# Exercise brief
Starting from the top of the material, restate each line exactly until the line that contains "plt.rcParams['font.family'] = ['Lato', 'DejaVu", which is also copied. Pictures are excluded.

# Given records
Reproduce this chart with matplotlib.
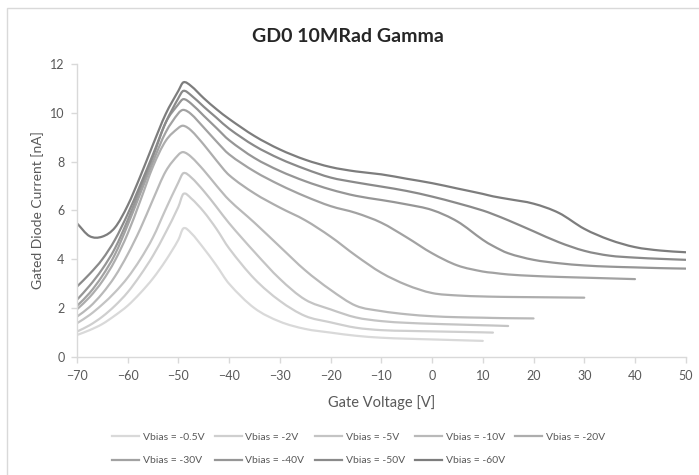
import numpy as np
import matplotlib
matplotlib.use("Agg")
import matplotlib.pyplot as plt
from matplotlib.path import Path
from matplotlib.patches import PathPatch, Rectangle
from matplotlib.lines import Line2D

plt.rcParams['font.family'] = ['Lato', 'DejaVu Sans']

# Gate voltage sweep [V]; shorter sweeps use the first part of it
gate_v = [-70, -67.5, -65, -62.5, -60, -57.5, -55, -52.5, -50, -49, -47.5, -45,
          -42.5, -40, -35, -30, -25, -20, -15, -10, -5, 0, 5, 10, 12, 15, 20,
          25, 30, 35, 40, 45, 50]

# Gated diode current [nA] for each bias voltage
i_05 = [0.90, 1.10, 1.35, 1.70, 2.10, 2.62, 3.22, 3.95, 4.80, 5.27, 5.08, 4.45,
        3.75, 3.00, 2.00, 1.45, 1.15, 1.00, 0.87, 0.79, 0.75, 0.72, 0.69, 0.66]
i_2 = [1.04, 1.30, 1.65, 2.10, 2.65, 3.35, 4.15, 5.10, 6.15, 6.68, 6.50, 5.95,
       5.25, 4.45, 3.20, 2.30, 1.68, 1.42, 1.20, 1.10, 1.07, 1.05, 1.03, 1.01,
       1.00]
i_5 = [1.38, 1.72, 2.15, 2.65, 3.25, 4.00, 4.90, 6.05, 7.15, 7.53, 7.36, 6.80,
       6.15, 5.48, 4.30, 3.20, 2.35, 1.95, 1.62, 1.47, 1.40, 1.36, 1.33, 1.30,
       1.29, 1.27]
i_10 = [1.65, 2.05, 2.60, 3.30, 4.20, 5.25, 6.45, 7.60, 8.28, 8.39, 8.20, 7.65,
        7.02, 6.43, 5.50, 4.52, 3.55, 2.75, 2.10, 1.88, 1.75, 1.67, 1.63, 1.61,
        1.60, 1.59, 1.58]
i_20 = [1.95, 2.45, 3.10, 3.95, 5.05, 6.40, 7.80, 8.85, 9.38, 9.47, 9.28, 8.70,
        8.05, 7.45, 6.70, 6.12, 5.60, 4.93, 4.15, 3.45, 2.95, 2.62, 2.52, 2.48,
        2.47, 2.46, 2.45, 2.44, 2.43]
i_30 = [2.09, 2.62, 3.32, 4.20, 5.40, 6.70, 8.00, 9.20, 9.98, 10.12, 9.95,
        9.40, 8.83, 8.30, 7.60, 7.05, 6.58, 6.18, 5.90, 5.50, 4.90, 4.25, 3.75,
        3.50, 3.45, 3.38, 3.32, 3.28, 3.25, 3.22, 3.19]
i_40 = [2.34, 2.92, 3.60, 4.45, 5.60, 6.90, 8.20, 9.60, 10.35, 10.56, 10.38,
        9.88, 9.38, 8.88, 8.15, 7.62, 7.20, 6.86, 6.60, 6.43, 6.25, 6.02, 5.55,
        4.80, 4.55, 4.25, 3.98, 3.84, 3.75, 3.70, 3.67, 3.64, 3.62]
i_50 = [2.88, 3.40, 4.00, 4.80, 5.85, 7.05, 8.30, 9.60, 10.60, 10.90, 10.72,
        10.25, 9.80, 9.35, 8.65, 8.12, 7.70, 7.35, 7.15, 6.98, 6.80, 6.57, 6.30,
        6.00, 5.85, 5.60, 5.15, 4.70, 4.35, 4.15, 4.07, 4.02, 3.98]
i_60 = [5.48, 4.95, 4.93, 5.30, 6.20, 7.40, 8.70, 9.95, 10.90, 11.25, 11.10,
        10.60, 10.15, 9.75, 9.05, 8.50, 8.08, 7.78, 7.60, 7.48, 7.30, 7.12, 6.90,
        6.68, 6.58, 6.47, 6.28, 5.90, 5.25, 4.80, 4.50, 4.36, 4.29]

labels = ['Vbias = -0.5V', 'Vbias = -2V', 'Vbias = -5V', 'Vbias = -10V',
          'Vbias = -20V', 'Vbias = -30V', 'Vbias = -40V', 'Vbias = -50V',
          'Vbias = -60V']
series = [i_05, i_2, i_5, i_10, i_20, i_30, i_40, i_50, i_60]
colors = ['#d9d9d9', '#cfcfcf', '#c4c4c4', '#b9b9b9', '#adadad', '#a2a2a2',
          '#969696', '#8a8a8a', '#7d7d7d']

TXT = '#595959'
AXC = '#d9d9d9'


def smooth_path(xs, ys):
    # cubic Hermite segments (as Bezier) with centred slopes -> smoothed line
    x = np.asarray(xs, float)
    y = np.asarray(ys, float)
    n = len(x)
    m = np.empty(n)
    m[1:-1] = (y[2:] - y[:-2]) / (x[2:] - x[:-2])
    m[0] = (y[1] - y[0]) / (x[1] - x[0])
    m[-1] = (y[-1] - y[-2]) / (x[-1] - x[-2])
    verts = [(x[0], y[0])]
    codes = [Path.MOVETO]
    for k in range(n - 1):
        h = (x[k + 1] - x[k]) / 3
        verts += [(x[k] + h, y[k] + m[k] * h),
                  (x[k + 1] - h, y[k + 1] - m[k + 1] * h),
                  (x[k + 1], y[k + 1])]
        codes += [Path.CURVE4] * 3
    return Path(verts, codes)


fig = plt.figure(figsize=(6.99, 4.75), dpi=100)
ax = fig.add_axes([0.110, 0.2484, 0.871, 0.6169])

for cur, col in zip(series, colors):
    path = smooth_path(gate_v[:len(cur)], cur)
    ax.add_patch(PathPatch(path, facecolor='none', edgecolor=col, lw=1.6,
                           capstyle='round', joinstyle='round'))

ax.set_xlim(-70, 50)
ax.set_ylim(0, 12)
ax.set_xticks(np.arange(-70, 51, 10))
ax.set_yticks(np.arange(0, 13, 2))

for side in ['top', 'right']:
    ax.spines[side].set_visible(False)
for side in ['left', 'bottom']:
    ax.spines[side].set_color(AXC)
    ax.spines[side].set_linewidth(1.0)
ax.tick_params(axis='both', colors=AXC, labelcolor=TXT, labelsize=9,
               length=4, width=1.0, direction='out')
ax.tick_params(axis='x', pad=5)
ax.tick_params(axis='y', pad=5)

ax.set_xlabel('Gate Voltage [V]', fontsize=10.5, color=TXT, labelpad=10)
ax.set_ylabel('Gated Diode Current [nA]', fontsize=10, color=TXT, labelpad=4)

fig.text(0.498, 0.924, 'GD0 10MRad Gamma', ha='center', va='center',
         fontsize=14, fontweight='bold', color='#262626')

# legend filled row by row over five columns
handles = [Line2D([], [], color=c, lw=1.6) for c in colors]
order = [0, 5, 1, 6, 2, 7, 3, 8, 4]
fig.legend([handles[k] for k in order], [labels[k] for k in order],
           ncol=5, loc='center', bbox_to_anchor=(0.513, 0.0547),
           frameon=False, fontsize=7.5, labelcolor=TXT, handlelength=2.6,
           handletextpad=0.35, columnspacing=1.0, labelspacing=1.35)

# outer chart border
fig.patches.append(Rectangle((7 / 699, -0.1), 1.2, 1.1 - 8 / 475,
                             transform=fig.transFigure, fill=False,
                             edgecolor=AXC, lw=1.0))

fig.savefig('out.png', dpi=100)
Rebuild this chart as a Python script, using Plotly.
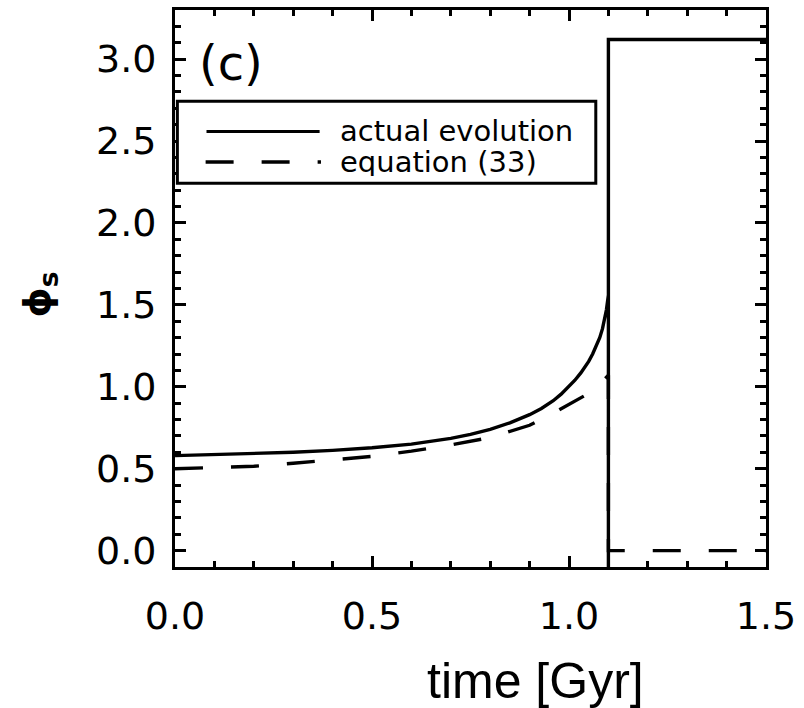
import plotly.graph_objects as go

# ---- data ----
t_actual = [0.0, 0.1, 0.2, 0.3, 0.4, 0.5, 0.6, 0.7, 0.75, 0.8, 0.85, 0.9, 0.93, 0.96, 0.98, 1.0,
            1.015, 1.03, 1.04, 1.05, 1.06, 1.07, 1.078, 1.085, 1.09, 1.095, 1.1, 1.1, 1.1, 1.5]
phi_actual = [0.58, 0.585, 0.592, 0.60, 0.612, 0.628, 0.65, 0.685, 0.71, 0.74, 0.78, 0.83, 0.868,
              0.915, 0.955, 1.0, 1.04, 1.085, 1.12, 1.155, 1.20, 1.25, 1.30, 1.355, 1.41,
              1.47, 1.56, -0.2, 3.12, 3.12]

t_eq = [0.0, 0.1, 0.2, 0.3, 0.4, 0.5, 0.6, 0.7, 0.8, 0.85, 0.9, 0.95, 1.0, 1.03, 1.05, 1.07,
        1.085, 1.1, 1.1, 1.5]
phi_eq = [0.50, 0.505, 0.515, 0.533, 0.553, 0.575, 0.607, 0.645, 0.69, 0.725, 0.765, 0.825,
          0.89, 0.93, 0.96, 1.0, 1.035, 1.07, 0.0, 0.0]

x_ticks = [0.0, 0.5, 1.0, 1.5]
x_ticklabels = ["0.0", "0.5", "1.0", "1.5"]
y_ticks = [0.0, 0.5, 1.0, 1.5, 2.0, 2.5, 3.0]
y_ticklabels = ["0.0", "0.5", "1.0", "1.5", "2.0", "2.5", "3.0"]

legend_labels = ["actual evolution", "equation (33)"]
panel_label = "(c)"
x_title = "time [Gyr]"
y_title = "ϕ<sub>s</sub>"

DASH = "28px,28px"

fig = go.Figure()
fig.add_trace(go.Scatter(x=t_actual, y=phi_actual, mode="lines",
                         line=dict(color="black", width=3.4),
                         name=legend_labels[0], showlegend=False))
fig.add_trace(go.Scatter(x=t_eq, y=phi_eq, mode="lines",
                         line=dict(color="black", width=3.4, dash=DASH),
                         name=legend_labels[1], showlegend=False))

axis_common = dict(
    showgrid=False, zeroline=False,
    showline=True, linecolor="black", linewidth=3, mirror="allticks",
    ticks="inside", ticklen=11, tickwidth=2.5, tickcolor="black",
    tickfont=dict(family="DejaVu Sans", size=38, color="black"),
)

fig.update_xaxes(range=[0, 1.5], tickvals=x_ticks, ticktext=x_ticklabels,
                 minor=dict(dtick=0.1, ticks="inside", ticklen=6, tickwidth=2.5, tickcolor="black"),
                 ticklabelstandoff=13, **axis_common)
fig.update_yaxes(range=[-0.1, 3.3], tickvals=y_ticks, ticktext=y_ticklabels,
                 minor=dict(dtick=0.1, tick0=0, ticks="inside", ticklen=6, tickwidth=2.5, tickcolor="black"),
                 ticklabelstandoff=8, **axis_common)

# legend box drawn manually (paper coordinates)
L, R = 0.004, 0.712
B, T = 0.689, 0.836
row1, row2 = 0.782, 0.727
fig.add_shape(type="rect", xref="paper", yref="paper", x0=L, x1=R, y0=B, y1=T,
              line=dict(color="black", width=3), fillcolor="white", layer="above")
fig.add_shape(type="line", xref="paper", yref="paper", x0=0.0533, x1=0.2447, y0=row1, y1=row1,
              line=dict(color="black", width=3))
fig.add_shape(type="line", xref="paper", yref="paper", x0=0.0518, x1=0.2470, y0=row2, y1=row2,
              line=dict(color="black", width=3.5, dash=DASH))
for lab, yy in zip(legend_labels, [row1, row2]):
    fig.add_annotation(xref="paper", yref="paper", x=0.277, y=yy, text=lab,
                       showarrow=False, xanchor="left", yanchor="middle",
                       height=28, borderpad=0,
                       font=dict(family="DejaVu Sans", size=29, color="black"))

fig.add_annotation(xref="paper", yref="paper", x=0.095, y=0.905, text=panel_label,
                   showarrow=False, xanchor="center", yanchor="middle",
                   font=dict(family="DejaVu Sans", size=48, color="black"))

fig.add_annotation(xref="paper", yref="paper", x=0.6105, y=-0.205, text=x_title,
                   showarrow=False, xanchor="center", yanchor="middle",
                   font=dict(family="Liberation Sans", size=50, color="black"))

fig.add_annotation(xref="paper", yref="paper", x=-0.2295, y=0.49, text="<b>" + y_title + "</b>",
                   showarrow=False, xanchor="center", yanchor="middle", textangle=-90,
                   font=dict(family="DejaVu Sans", size=38, color="black"))

fig.update_layout(
    width=804, height=708,
    margin=dict(l=175, r=38, t=7, b=141),
    paper_bgcolor="white", plot_bgcolor="white",
    showlegend=False,
)

fig.write_html("out.html", config={"displayModeBar": False},
               post_script="document.body.style.margin='0';document.body.style.padding='0';")
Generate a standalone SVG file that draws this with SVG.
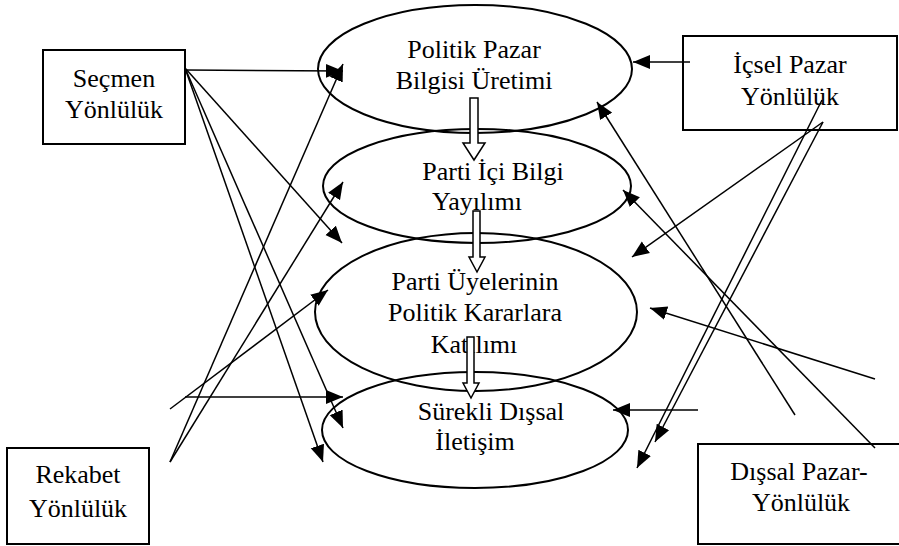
<svg xmlns="http://www.w3.org/2000/svg" width="899" height="546" viewBox="0 0 899 546">
<style>
.box{fill:#fff;stroke:#000;stroke-width:2}
.ell{fill:none;stroke:#000;stroke-width:2}
text{font-size:26px;fill:#000;text-anchor:middle}
.c{fill:none;stroke:#000;stroke-width:1.5;marker-end:url(#ah)}
.blk{fill:#fff;stroke:#000;stroke-width:1.5}
</style>
<defs>
<marker id="ah" markerUnits="userSpaceOnUse" markerWidth="18" markerHeight="16" refX="17" refY="8" orient="auto">
<path d="M0,1 L17,8 L0,15 z" fill="#000"/>
</marker>
</defs>
<rect width="899" height="546" fill="#fff"/>
<g font-family="Liberation Serif, Times New Roman, serif">
<g id="secmen">
<rect class="box" x="43" y="50" width="142" height="94"/>
<text x="114" y="87">Seçmen</text>
<text x="114" y="118">Yönlülük</text>
</g>
<g id="icsel">
<rect class="box" x="683" y="36" width="214" height="94"/>
<text x="790" y="73">İçsel Pazar</text>
<text x="790" y="105">Yönlülük</text>
</g>
<g id="rekabet">
<rect class="box" x="7" y="448" width="142" height="96"/>
<text x="78" y="483">Rekabet</text>
<text x="78" y="517">Yönlülük</text>
</g>
<g id="dissal">
<rect class="box" x="698" y="444" width="202" height="100"/>
<text x="799" y="480">Dışsal Pazar-</text>
<text x="801" y="511">Yönlülük</text>
</g>
<g id="e1">
<ellipse class="ell" cx="475" cy="69" rx="157" ry="64"/>
<text x="474" y="58">Politik Pazar</text>
<text x="474" y="89">Bilgisi Üretimi</text>
</g>
<g id="e2">
<ellipse class="ell" cx="477" cy="186" rx="154" ry="57"/>
<text x="493" y="180">Parti İçi Bilgi</text>
<text x="477" y="210">Yayılımı</text>
</g>
<g id="e3">
<ellipse class="ell" cx="476" cy="312" rx="161" ry="79"/>
<text x="475" y="290">Parti Üyelerinin</text>
<text x="475" y="321">Politik Kararlara</text>
<text x="474" y="353">Katılımı</text>
</g>
<g id="e4">
<ellipse class="ell" cx="475" cy="430" rx="153" ry="58"/>
<text x="491" y="420">Sürekli Dışsal</text>
<text x="475" y="450">İletişim</text>
</g>
</g>
<g id="flow">
<path class="blk" d="M470,98 L478,98 L478,143 L485,143 L474,160 L463,143 L470,143 z"/>
<path class="blk" d="M473,211 L480,211 L480,257 L485,257 L477,272 L469,257 L473,257 z"/>
<path class="blk" d="M467,337 L474,337 L474,383 L479,383 L471,398 L463,383 L467,383 z"/>
</g>
<g id="connectors">
<path class="c" d="M185,70 L343,71"/>
<path class="c" d="M185,68 L342,243"/>
<path class="c" d="M185,68 L343,428"/>
<path class="c" d="M185,68 L323,462"/>
<path class="c" d="M170,462 L343,64"/>
<path class="c" d="M170,462 L343,182"/>
<path class="c" d="M170,409 L328,290"/>
<path class="c" d="M185,397 L343,397"/>
<path class="c" d="M690,62 L633,62"/>
<path class="c" d="M823,122 L632,257"/>
<path class="c" d="M823,122 L655,442"/>
<path class="c" d="M822,100 L637,468"/>
<path class="c" d="M875,379 L650,308"/>
<path class="c" d="M698,410 L613,410"/>
<path class="c" d="M795,415 L597,102"/>
<path class="c" d="M875,448 L623,190"/>
</g>
</svg>
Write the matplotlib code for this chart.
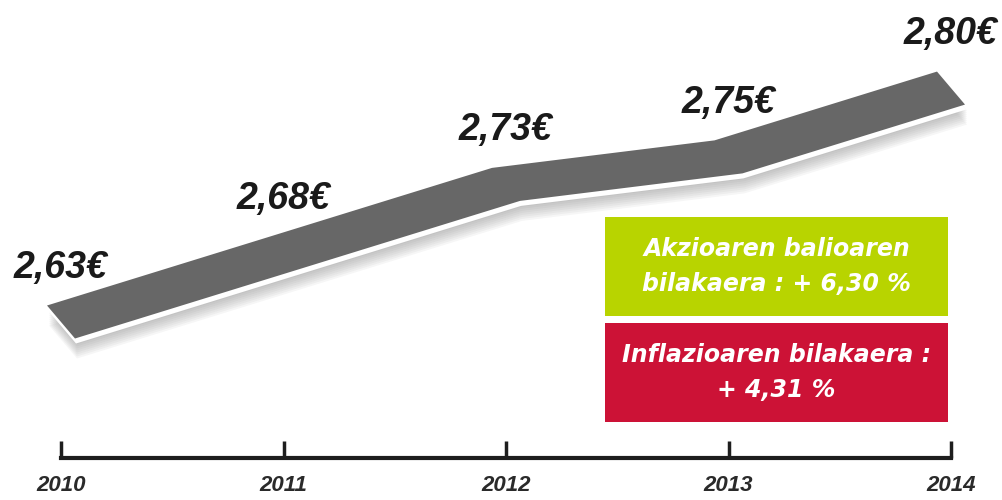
import numpy as np
import matplotlib.pyplot as plt
from matplotlib.patches import Polygon, Rectangle

# ── data ──────────────────────────────────────────────────────────────────────
years = [2010, 2011, 2012, 2013, 2014]
prices = [2.63, 2.68, 2.73, 2.75, 2.80]
price_labels = ["2,63€", "2,68€", "2,73€", "2,75€", "2,80€"]
box_texts = [
    "Akzioaren balioaren\nbilakaera : + 6,30 %",
    "Inflazioaren bilakaera :\n+ 4,31 %",
]
box_colors = ["#b8d400", "#cc1236"]

# ── canvas: axes fill the whole figure, scales set in pixels ─────────────────
W, H = 1003, 500
PX_YEAR = 222.5      # pixels per year
PX_EUR = 1376.0      # pixels per euro
X0, Y0 = 61, 322     # pixel position of (2010, 2.63) from top-left

fig = plt.figure(figsize=(W / 100, H / 100), dpi=100)
fig.patch.set_facecolor("white")
ax = fig.add_axes([0, 0, 1, 1])
ax.set_xlim(2010 - X0 / PX_YEAR, 2010 + (W - X0) / PX_YEAR)
ax.set_ylim(2.63 - (H - Y0) / PX_EUR, 2.63 + Y0 / PX_EUR)
dx = 1 / PX_YEAR
dy = 1 / PX_EUR

x = np.array(years, dtype=float)
y = np.array(prices)


def band(sx=0.0, sy=0.0):
    """Slanted ribbon around the price line, shifted by (sx, sy) pixels."""
    top = np.column_stack([x - 14 * dx + sx * dx, y + 16.5 * dy - sy * dy])
    bot = np.column_stack([x + 14 * dx + sx * dx, y - 16.5 * dy - sy * dy])
    return np.vstack([top, bot[::-1]])


# soft shadow under the ribbon
for k in range(6, 22, 2):
    ax.add_patch(Polygon(band(2, k), closed=True, facecolor="#808080",
                         edgecolor="none", alpha=0.07, zorder=1))
ax.add_patch(Polygon(band(1, 5), closed=True, facecolor="white",
                     edgecolor="none", zorder=2))
ax.add_patch(Polygon(band(), closed=True, facecolor="#676767",
                     edgecolor="none", zorder=3))

for xi, yi, lab in zip(x, y, price_labels):
    ax.text(xi, yi + 54 * dy, lab, ha="center", va="center",
            fontsize=27, fontweight="bold", style="italic",
            family="Liberation Sans", color="#1a1a1a", zorder=4)

# ── time axis ────────────────────────────────────────────────────────────────
for s in ["top", "left", "right"]:
    ax.spines[s].set_visible(False)
ax.spines["bottom"].set_position(("data", 2.63 - (458 - Y0) * dy))
ax.spines["bottom"].set_bounds(2010, 2014)
ax.spines["bottom"].set_linewidth(3)
ax.spines["bottom"].set_color("#1e1e1e")
ax.set_yticks([])
ax.set_xticks(years)
ax.set_xticklabels([str(v) for v in years])
ax.tick_params(axis="x", direction="in", length=12, width=2.5,
               color="#1e1e1e", pad=12, labelsize=16, labelcolor="#2a2a2a")
for lbl in ax.get_xticklabels():
    lbl.set_fontstyle("italic")
    lbl.set_fontweight("bold")
    lbl.set_family("Liberation Sans")
ax.set_facecolor("none")

# ── info boxes ───────────────────────────────────────────────────────────────
box_rows = [(217, 316), (323, 422)]
bx0, bx1 = 605, 948
for (t0, t1), txt, col in zip(box_rows, box_texts, box_colors):
    ax.add_patch(Rectangle((bx0 / W, 1 - t1 / H), (bx1 - bx0) / W,
                           (t1 - t0) / H, transform=ax.transAxes,
                           facecolor=col, edgecolor="none", zorder=5))
    ax.text((bx0 + bx1) / 2 / W, 1 - (t0 + t1) / 2 / H, txt,
            transform=ax.transAxes, ha="center", va="center",
            fontsize=17, fontweight="bold", style="italic",
            family="DejaVu Sans", color="white", linespacing=1.6, zorder=6)

fig.savefig("out.png", dpi=100)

# Finished answer
Reproduce this chart with matplotlib.
import numpy as np
import matplotlib
matplotlib.use("Agg")
import matplotlib.pyplot as plt
from matplotlib.path import Path
from matplotlib.patches import PathPatch, Rectangle
from matplotlib.lines import Line2D

plt.rcParams['font.family'] = ['Lato', 'DejaVu Sans']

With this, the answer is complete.